You actually had to navigate stages with carefully timed jumps and different paths that required Sonic to slow down. A lot of the stages didn't even allow Sonic to move at high speeds. Casino Night Zone, Mystic Cave Zone, Oil Ocean Zone, Metropolis Zone are a few examples.

So no, nothing like Sonic 2.

That's a speedrun level, so naturally the guy is skipping good chunks of the level making it look REALLY easy. Trust me, that level does have actual platforming!

(I don't think it's a great level to be honest though.)

There are a few platforming spots but they're very basic. I question they're inclusion as it breaks the flow of the boost heavy gameplay. Anyway, the platforming segments aren't very good and controlling Sonic in the 2D segments isn't as friendly as the 3D segments were movement is a non-issue (you primarily have to worry about jumping, hopping, and boosting).

you sonic fans are fucking dense.

how can anyone think this is just holding one button and pressing another?
There's the cursing again. It's not precisely *just* holding one button and pressing another but its as automatic as it can get. (Well, no, they could go back to the way Sonic & the Secret Rings controlled Sonic's forward movement for you; that would be way more automatic.) My point still stands, there's not much to that stage than boosting, jumping, performing the homing attack, boosting again. It's cool to watch but painfully dull to play.
 
You actually had to navigate stages with carefully timed jumps and different paths that required Sonic to slow down.

Yes the modern sonic stages have this as well minus slowing down for the most part.

You are trying to tell me that the speed run video I posted DOES NOT have a ton of carefully timed jumps? Half a second off at any point in that video and you are instantly fucked for your entire run.

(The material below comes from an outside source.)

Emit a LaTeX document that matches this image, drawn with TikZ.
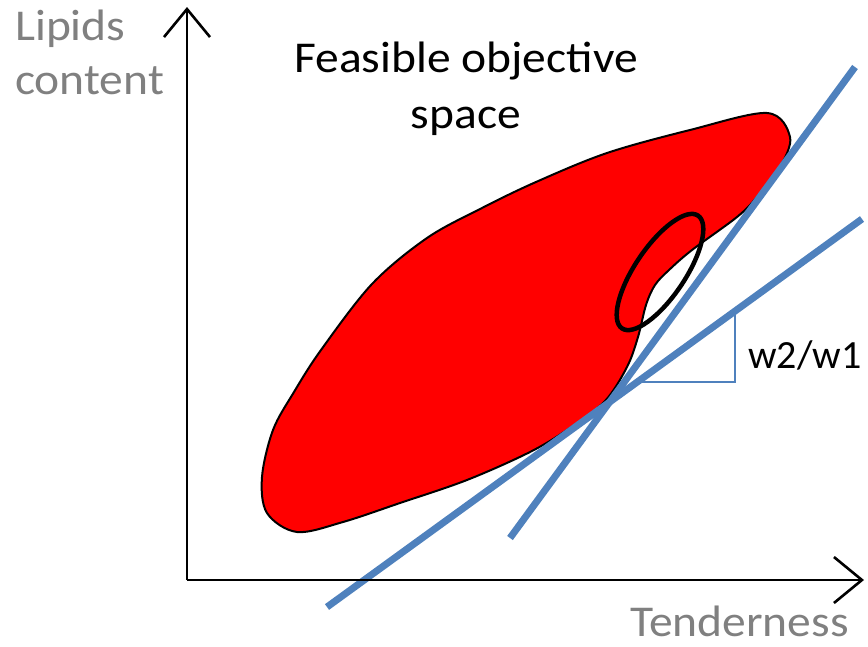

Also 2d sonic game speed runs looks pretty similar to the modern ones just on a 2d plane
http://www.youtube.com/watch?v=Xuk_A97yhVo
 
My point still stands, there's not much to that stage than boosting, jumping, performing the homing attack, boosting again. It's cool to watch but painfully dull to play.
Why yes, I do agree it's easy to come to that conclusion when watching someone seriously try to speedrun that stage instead of taking their time to go through it.
 
My point still stands, there's not much to that stage than boosting, jumping, performing the homing attack, boosting again. It's cool to watch but painfully dull to play.

This is like saying there's nothing more to the classic games than running and jumping.
 
The best Generations stages continue to be Sky Sanctuary and Seaside Hill. Any talk regarding level design going forward should consider those as the baseline.

Well, you know what? I forgot that the analog stick gets used to move to the left and right. And the player has to hold it down as well (to perform the stomp move). The only part that is demanding is the timing which the play has nailed down for his/her speedrun. Which is fine for them but that's not fun or varied gameplay, IMO.

First off, no need to be hostile. I didn't throw a curse word at you. Secondly, I watched the video. It consisted of boosting (holding down one button), and jumping (pressing the jump button). And uses of the analog stick (as mentioned above). So yeah.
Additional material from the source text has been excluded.